Why Pastors Need Each Other
You preached yesterday. This morning the office is quiet, and you’re sitting with the question nobody in the pews knows you’re asking: did any of it land? Perhaps there’s no one to ask. You’ve gotten used to that. Somewhere along the way you decided a friend was a luxury a man in your position can’t afford — too much time, too much risk, too much of yourself handed to someone who might use it against you. So you carry the whole thing alone. I want to tell you why that decision hinders you, and I want to do it from a text.
Romans 1, verse 11. Paul writes to a church he has never met: “For I long to see you so that I may impart some spiritual gift to you, that you may be strengthened.” That’s the sentence we expect from an apostle. He’s the giver. He has the gift. They need what he carries. If Paul had stopped there, every isolated pastor in the country would have his proof text: the man of God pours out, and he does not receive.
But Paul does not stop there. Verse 12: “that is, to be mutually encouraged, while among you, by each other’s faith, both yours and mine.”
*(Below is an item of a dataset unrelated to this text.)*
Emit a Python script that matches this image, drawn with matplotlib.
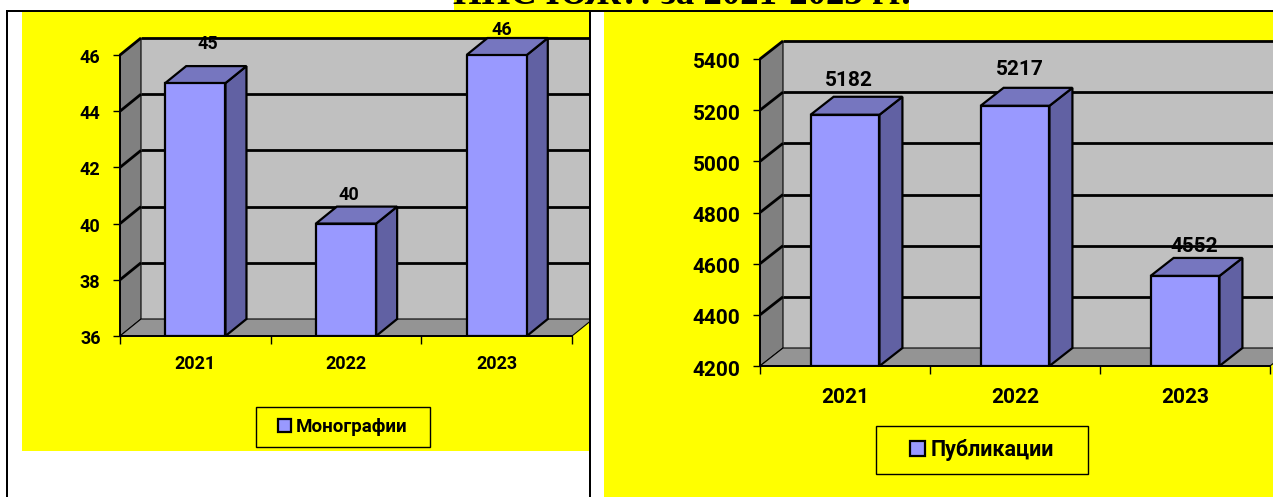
import matplotlib
matplotlib.use("Agg")
import matplotlib.pyplot as plt
from matplotlib.patches import Polygon, Rectangle
from matplotlib.transforms import IdentityTransform, Affine2D

W, H = 1273, 497

years = ["2021", "2022", "2023"]
monographs = [45, 40, 46]
publications = [5182, 5217, 4552]
mono_ticks = [36, 38, 40, 42, 44, 46]
pub_ticks = [4200, 4400, 4600, 4800, 5000, 5200, 5400]

FRONT = "#9999FF"
TOP = "#7676BF"
SIDE = "#6161A3"
BACK = "#C0C0C0"
WALL = "#808080"
FLOOR = "#949494"
YELLOW = "#FFFF00"

plt.rcParams["font.family"] = ["Roboto", "Noto Sans", "DejaVu Sans"]
plt.rcParams["font.weight"] = "bold"

fig = plt.figure(figsize=(W / 100, H / 100), dpi=100, facecolor="white")


def px_rect(x0, y0, x1, y1, **kw):
    # rectangle given in picture pixels, y going down
    r = Rectangle((x0, H - y1), x1 - x0, y1 - y0, transform=IdentityTransform(), **kw)
    fig.add_artist(r)
    return r


def chart(box, clip_x, depth, values, ticks, name, label_off, legend_box, fs, width, xpad, ypad, yshift):
    x0, y0, x1, y1 = box
    ax = fig.add_axes([x0 / W, 1 - y1 / H, (x1 - x0) / W, (y1 - y0) / H])
    ax.set_xlim(0, 3)
    ax.set_ylim(ticks[0], ticks[-1])
    ax.patch.set_visible(False)
    dx, dy = depth
    clip = Rectangle((0, 0), clip_x, H, transform=IdentityTransform())

    def proj(x, y, d=0):
        px, py = ax.transData.transform((x, y))
        return (px + d * dx, py + d * dy)

    def face(points, color, z, lw=1.2):
        p = Polygon([proj(*q) for q in points], closed=True, facecolor=color, edgecolor="black",
                    linewidth=lw, transform=IdentityTransform(), zorder=z, clip_on=True)
        ax.add_patch(p)
        p.set_clip_path(clip)

    def line(a, b, z=2, lw=2):
        pts = [proj(*a), proj(*b)]
        l, = ax.plot([pts[0][0], pts[1][0]], [pts[0][1], pts[1][1]], color="black", lw=lw,
                     transform=IdentityTransform(), zorder=z, solid_capstyle="butt")
        l.set_clip_path(clip)

    lo, hi = ticks[0], ticks[-1]
    back = [(0, lo, 1), (4, lo, 1), (4, hi, 1), (0, hi, 1)]
    p = Polygon([proj(*q) for q in back], facecolor=BACK, edgecolor="none",
                transform=IdentityTransform(), zorder=1)
    ax.add_patch(p)
    p.set_clip_path(clip)
    face([(0, lo, 0), (0, hi, 0), (0, hi, 1), (0, lo, 1)], WALL, 1.5, 0.8)
    face([(0, lo, 0), (3, lo, 0), (3, lo, 1), (0, lo, 1)], FLOOR, 1.5, 0.8)
    line((3, lo, 1), (4, lo, 1), 1.6, 0.8)
    for t in ticks[1:]:
        line((0, t, 0), (0, t, 1))
        line((0, t, 1), (4, t, 1))

    xs = [i + 0.5 for i in range(len(values))]
    bars = ax.bar(xs, [v - lo for v in values], width, bottom=lo, color=FRONT, edgecolor="black",
                  linewidth=1.6, zorder=4, label=name)
    for b, v in zip(bars, values):
        l, r = b.get_x(), b.get_x() + b.get_width()
        face([(r, lo, 0), (r, v, 0), (r, v, 1), (r, lo, 1)], SIDE, 3.5, 1.6)
        face([(l, v, 0), (r, v, 0), (r, v, 1), (l, v, 1)], TOP, 3.5, 1.6)

    for x, v, off in zip(xs, values, label_off):
        ax.annotate(str(v), (x, v), xytext=off, textcoords="offset pixels", ha="center", va="center",
                    fontsize=fs, fontweight="bold", color="black", zorder=6, annotation_clip=False)

    for s in ("top", "right"):
        ax.spines[s].set_visible(False)
    for s in ("left", "bottom"):
        ax.spines[s].set_linewidth(1.4)
        ax.spines[s].set_zorder(5)
    ax.set_yticks(ticks)
    ax.set_xticks([0, 1, 2, 3])
    ax.set_xticklabels([])
    ax.set_xticks(xs, minor=True)
    ax.set_xticklabels(years, minor=True)
    ax.tick_params(axis="x", which="minor", length=0, pad=xpad, labelsize=fs)
    ax.tick_params(axis="x", which="major", length=6, width=1, direction="out")
    ax.tick_params(axis="y", length=5, width=1, pad=ypad, labelsize=fs)
    for t in ax.get_yticklabels():
        t.set_transform(t.get_transform() + Affine2D().translate(0, -yshift))

    lx0, ly0, lx1, ly1 = legend_box
    px_rect(lx0, ly0, lx1, ly1, facecolor=YELLOW, edgecolor="black", linewidth=1, zorder=7)
    h = [Rectangle((0, 0), 1, 1, facecolor=FRONT, edgecolor="black", linewidth=1.6)]
    leg = fig.legend(h, [name], loc="center", frameon=False, fontsize=fs + 0.5,
                     bbox_to_anchor=((lx0 + lx1) / 2 / W, 1 - (ly0 + ly1) / 2 / H),
                     handlelength=0.7, handleheight=0.7, handletextpad=0.25, borderpad=0)
    leg.set_zorder(8)
    return ax


# yellow chart areas
px_rect(22, 11, 589, 451, facecolor=YELLOW, edgecolor="none", zorder=0)
px_rect(604, 11, W, H, facecolor=YELLOW, edgecolor="none", zorder=0)

chart((120, 55, 572, 336), 589, (21, 17), monographs, mono_ticks, "Монографии",
      [(12, 39), (3, 29), (5, 25)], (256, 407, 430, 447), 13, 0.4, 14, 9, 1)
chart((760, 59, 1270, 366), W, (23, 18), publications, pub_ticks, "Публикации",
      [(4, 34), (5, 36), (9, 29)], (876, 426, 1088, 474), 15, 0.405, 16, 9, 2)

# table frame
for (a, b, c, d) in [(6, 10, W, 12), (6, 10, 8, H), (589, 10, 591, H)]:
    px_rect(a, b, c, d, facecolor="black", edgecolor="none", zorder=20)

# heading, cut off by the top edge
px_rect(454, 0, 909, 10, facecolor=YELLOW, edgecolor="none", zorder=9)
fig.text(682 / W, 1 - 4 / H, "ННС ЮЖ?: за 2021-2023 гг.", ha="center", va="baseline",
         family=["Liberation Serif"], fontsize=26.5, fontweight="bold", color="black", zorder=10)

fig.savefig("out.png", dpi=100)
Look at what he just did. He wrote a sentence, then he added a new angle to it. “That is” — let me say that again, more carefully. The encouragement is not a one-way pipe from the apostle down to the amateurs. The prefix Paul uses is syn- — “with,” “together.” Greek softens it to sym- before the p, so the word reads symparaklethenai: to be strengthened TOGETHER. Paul — who had the visions, who wrote the letters you preach from most Sundays — tells a room full of strangers in Rome that he needs their faith to encourage his.
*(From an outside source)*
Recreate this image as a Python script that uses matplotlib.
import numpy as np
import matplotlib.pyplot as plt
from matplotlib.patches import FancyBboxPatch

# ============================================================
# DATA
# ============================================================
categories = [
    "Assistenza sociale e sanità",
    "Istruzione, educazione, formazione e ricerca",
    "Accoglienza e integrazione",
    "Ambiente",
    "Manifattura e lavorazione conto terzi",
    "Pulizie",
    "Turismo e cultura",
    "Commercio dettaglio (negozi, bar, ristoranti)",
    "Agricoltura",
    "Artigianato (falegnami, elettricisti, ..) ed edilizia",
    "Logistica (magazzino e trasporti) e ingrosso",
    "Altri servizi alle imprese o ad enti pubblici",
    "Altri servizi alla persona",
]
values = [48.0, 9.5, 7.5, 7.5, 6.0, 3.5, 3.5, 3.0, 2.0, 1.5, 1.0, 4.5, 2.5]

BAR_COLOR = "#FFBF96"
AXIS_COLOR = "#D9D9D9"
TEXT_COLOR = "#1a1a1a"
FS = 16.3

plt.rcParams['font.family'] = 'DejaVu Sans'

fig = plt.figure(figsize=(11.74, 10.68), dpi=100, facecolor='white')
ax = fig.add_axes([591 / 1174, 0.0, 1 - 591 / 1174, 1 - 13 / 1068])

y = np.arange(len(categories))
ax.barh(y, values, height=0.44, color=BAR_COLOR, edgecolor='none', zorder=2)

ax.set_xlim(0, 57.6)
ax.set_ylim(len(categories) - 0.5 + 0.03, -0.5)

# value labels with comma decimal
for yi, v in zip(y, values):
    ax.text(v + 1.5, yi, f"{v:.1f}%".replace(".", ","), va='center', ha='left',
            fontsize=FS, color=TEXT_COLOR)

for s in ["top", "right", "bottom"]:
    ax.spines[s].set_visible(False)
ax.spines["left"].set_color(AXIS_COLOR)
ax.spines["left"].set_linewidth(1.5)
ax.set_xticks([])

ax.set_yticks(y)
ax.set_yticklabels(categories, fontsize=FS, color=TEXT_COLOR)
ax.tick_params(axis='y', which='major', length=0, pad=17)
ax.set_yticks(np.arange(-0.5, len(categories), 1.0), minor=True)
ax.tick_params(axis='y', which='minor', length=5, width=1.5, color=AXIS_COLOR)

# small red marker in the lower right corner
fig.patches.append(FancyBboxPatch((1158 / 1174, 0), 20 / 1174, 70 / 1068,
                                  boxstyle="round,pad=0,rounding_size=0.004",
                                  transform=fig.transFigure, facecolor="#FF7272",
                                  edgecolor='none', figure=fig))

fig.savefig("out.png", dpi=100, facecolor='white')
Now hear the weight of that. If the apostle Paul will not pretend he is self-sufficient, where did you get the idea that you may?
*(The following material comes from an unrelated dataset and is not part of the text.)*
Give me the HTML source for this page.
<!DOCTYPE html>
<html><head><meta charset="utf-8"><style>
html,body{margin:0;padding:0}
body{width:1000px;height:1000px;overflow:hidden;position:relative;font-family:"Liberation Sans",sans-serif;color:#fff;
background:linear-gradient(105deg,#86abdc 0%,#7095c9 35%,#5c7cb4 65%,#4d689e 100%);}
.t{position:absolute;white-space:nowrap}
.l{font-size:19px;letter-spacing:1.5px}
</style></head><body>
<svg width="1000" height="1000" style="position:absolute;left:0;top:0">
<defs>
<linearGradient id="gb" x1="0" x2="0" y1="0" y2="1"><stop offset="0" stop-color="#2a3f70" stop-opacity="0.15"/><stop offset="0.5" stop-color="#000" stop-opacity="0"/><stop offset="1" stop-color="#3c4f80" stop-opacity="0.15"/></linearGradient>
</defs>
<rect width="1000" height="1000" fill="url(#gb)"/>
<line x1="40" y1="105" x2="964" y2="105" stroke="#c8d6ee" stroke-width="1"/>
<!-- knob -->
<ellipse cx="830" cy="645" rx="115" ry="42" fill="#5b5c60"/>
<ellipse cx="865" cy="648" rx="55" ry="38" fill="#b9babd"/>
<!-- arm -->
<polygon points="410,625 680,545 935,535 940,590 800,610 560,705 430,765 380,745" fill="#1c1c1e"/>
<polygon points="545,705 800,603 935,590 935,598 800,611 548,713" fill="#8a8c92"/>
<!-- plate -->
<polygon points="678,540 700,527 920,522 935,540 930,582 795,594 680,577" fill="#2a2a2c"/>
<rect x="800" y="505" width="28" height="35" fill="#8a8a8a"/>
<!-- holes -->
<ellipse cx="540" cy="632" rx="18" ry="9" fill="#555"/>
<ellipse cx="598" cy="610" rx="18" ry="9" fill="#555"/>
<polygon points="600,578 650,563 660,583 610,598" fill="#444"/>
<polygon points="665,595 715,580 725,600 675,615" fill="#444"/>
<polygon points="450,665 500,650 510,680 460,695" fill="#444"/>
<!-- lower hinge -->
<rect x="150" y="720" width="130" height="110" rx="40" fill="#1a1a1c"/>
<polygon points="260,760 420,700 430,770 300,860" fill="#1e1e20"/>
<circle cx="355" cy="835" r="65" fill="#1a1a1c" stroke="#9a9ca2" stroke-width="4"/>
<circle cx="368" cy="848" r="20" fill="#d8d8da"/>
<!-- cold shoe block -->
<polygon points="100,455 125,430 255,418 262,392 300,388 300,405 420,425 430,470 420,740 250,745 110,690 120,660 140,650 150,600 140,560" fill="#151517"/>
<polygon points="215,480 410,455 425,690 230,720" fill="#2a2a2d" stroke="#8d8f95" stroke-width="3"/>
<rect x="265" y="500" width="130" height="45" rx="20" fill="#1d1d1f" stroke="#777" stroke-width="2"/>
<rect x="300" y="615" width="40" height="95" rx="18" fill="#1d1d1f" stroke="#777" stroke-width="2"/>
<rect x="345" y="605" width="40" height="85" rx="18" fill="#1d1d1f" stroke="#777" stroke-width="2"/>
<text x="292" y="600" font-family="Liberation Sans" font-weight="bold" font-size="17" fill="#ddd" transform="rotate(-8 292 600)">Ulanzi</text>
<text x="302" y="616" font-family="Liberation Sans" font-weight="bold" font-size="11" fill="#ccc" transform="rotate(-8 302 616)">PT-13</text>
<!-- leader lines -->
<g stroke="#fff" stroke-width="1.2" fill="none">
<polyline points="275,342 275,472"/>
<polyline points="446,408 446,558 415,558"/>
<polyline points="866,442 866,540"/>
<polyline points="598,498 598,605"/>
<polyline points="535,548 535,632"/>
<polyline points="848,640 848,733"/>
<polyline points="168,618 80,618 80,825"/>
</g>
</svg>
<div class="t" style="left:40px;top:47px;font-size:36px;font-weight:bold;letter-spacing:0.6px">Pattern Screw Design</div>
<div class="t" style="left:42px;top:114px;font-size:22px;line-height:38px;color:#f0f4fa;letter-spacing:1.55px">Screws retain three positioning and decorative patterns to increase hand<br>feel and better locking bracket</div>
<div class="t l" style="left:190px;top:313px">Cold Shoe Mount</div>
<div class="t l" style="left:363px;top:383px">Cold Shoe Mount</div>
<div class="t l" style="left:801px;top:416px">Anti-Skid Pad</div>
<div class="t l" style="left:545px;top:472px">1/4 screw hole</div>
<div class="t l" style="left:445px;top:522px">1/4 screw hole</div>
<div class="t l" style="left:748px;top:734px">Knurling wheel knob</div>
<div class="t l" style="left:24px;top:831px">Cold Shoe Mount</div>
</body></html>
You didn’t get it from the text. You got it from your pride, and you dressed it up as devotion. “I’m protecting the flock.” “I don’t want to burden anyone.” “I can’t be that exposed in this town.” Every pastor likely has told himself every one of those. They are not humility. They are a man deciding he will be the one Christian in his county who does not need the body of Christ. That is not strength. That is the slow starvation that ends in a moral collapse or a quiet resignation letter — and you know it, because you have watched it take men you admired.
Here’s the part that should set you free. Paul didn’t write “I will encourage you and accept nothing back.” He said “both yours and mine.” He expected to receive. He wanted to. One pastor strengthening another is not charity handed down. It is two men, both empty, both full, handing each other what Christ has given them. The brother you’ve been too proud to call has a gift you need — and you have one he needs, and your silence has been robbing him of it.
So do something this week. Not “build a network.” Not “find community.” Name one man. A pastor an hour down the road, a seminary classmate you’ve let go cold, the guy whose number has sat in your phone for two years unused. Call him — not text, call — and say the true thing: “I’ve been doing this alone and I shouldn’t be. Can we talk every so often?” That sentence will cost you something. Pay it.
Picking up the phone will feel like admitting weakness. It is. That’s the point. Paul admitted it to Rome in writing, and we’ve been reading it for two thousand years.
You cannot impart what you refuse to receive. Make the call.